About this calculator
Lexical diversity quantifies how varied the vocabulary in a text is. The core metric is the Type-Token Ratio (TTR), calculated as: TTR = (uniqueWords / totalWords) × 100. Here, 'types' are distinct word forms and 'tokens' are every word occurrence including repetitions. A TTR of 100% means every word is unique — practically seen only in very short texts. As text length grows, TTR typically falls because common words repeat. A higher TTR generally signals a richer, more varied vocabulary, which is useful for evaluating language learners, comparing authors' writing styles, or assessing the complexity of a speech sample.
How to use
Suppose you analyze a 200-word paragraph and find 95 unique words. Enter 95 as Unique Words (Types) and 200 as Total Words (Tokens). The calculator computes: TTR = (95 / 200) × 100 = 47.5%. This means 47.5% of the words in your text are distinct. A value above 40% for a passage of this length suggests reasonably varied vocabulary. You can compare this score across multiple texts to rank their lexical richness.

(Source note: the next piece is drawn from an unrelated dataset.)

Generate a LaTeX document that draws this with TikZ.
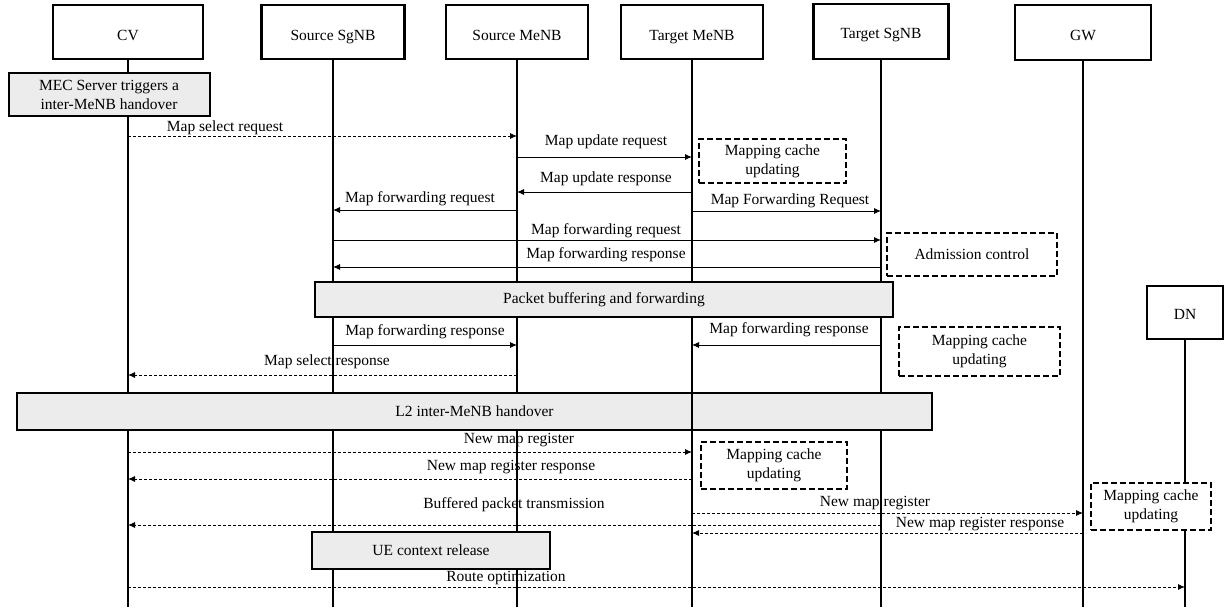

Frequently asked questions
What is a good lexical diversity score for written text?
There is no universal benchmark because TTR is sensitive to text length — shorter texts almost always score higher. For texts of similar length, a TTR above 70% is considered high diversity, while scores below 30% suggest heavy repetition. Researchers often use corrected measures like MATTR or MTLD for longer texts to control for length effects. For practical comparison, use TTR only when comparing texts of roughly equal word count.
How does lexical diversity differ from readability?
Lexical diversity measures vocabulary variety, while readability measures how easy a text is to understand. A highly diverse text (high TTR) can actually be harder to read because it uses many rare or unfamiliar words. Readability formulas like Flesch-Kincaid focus on sentence length and syllable count, not word uniqueness. Both metrics together give a fuller picture of text quality and complexity.
Why does type-token ratio decrease as text gets longer?
As a text grows, function words like 'the', 'a', and 'is' appear repeatedly, pulling the ratio of unique words to total words downward. Even content words start repeating as a topic is discussed in depth. This mathematical artifact means TTR scores are not directly comparable across texts of different lengths. Linguists compensate by using standardized windows of fixed word counts or alternative diversity indices.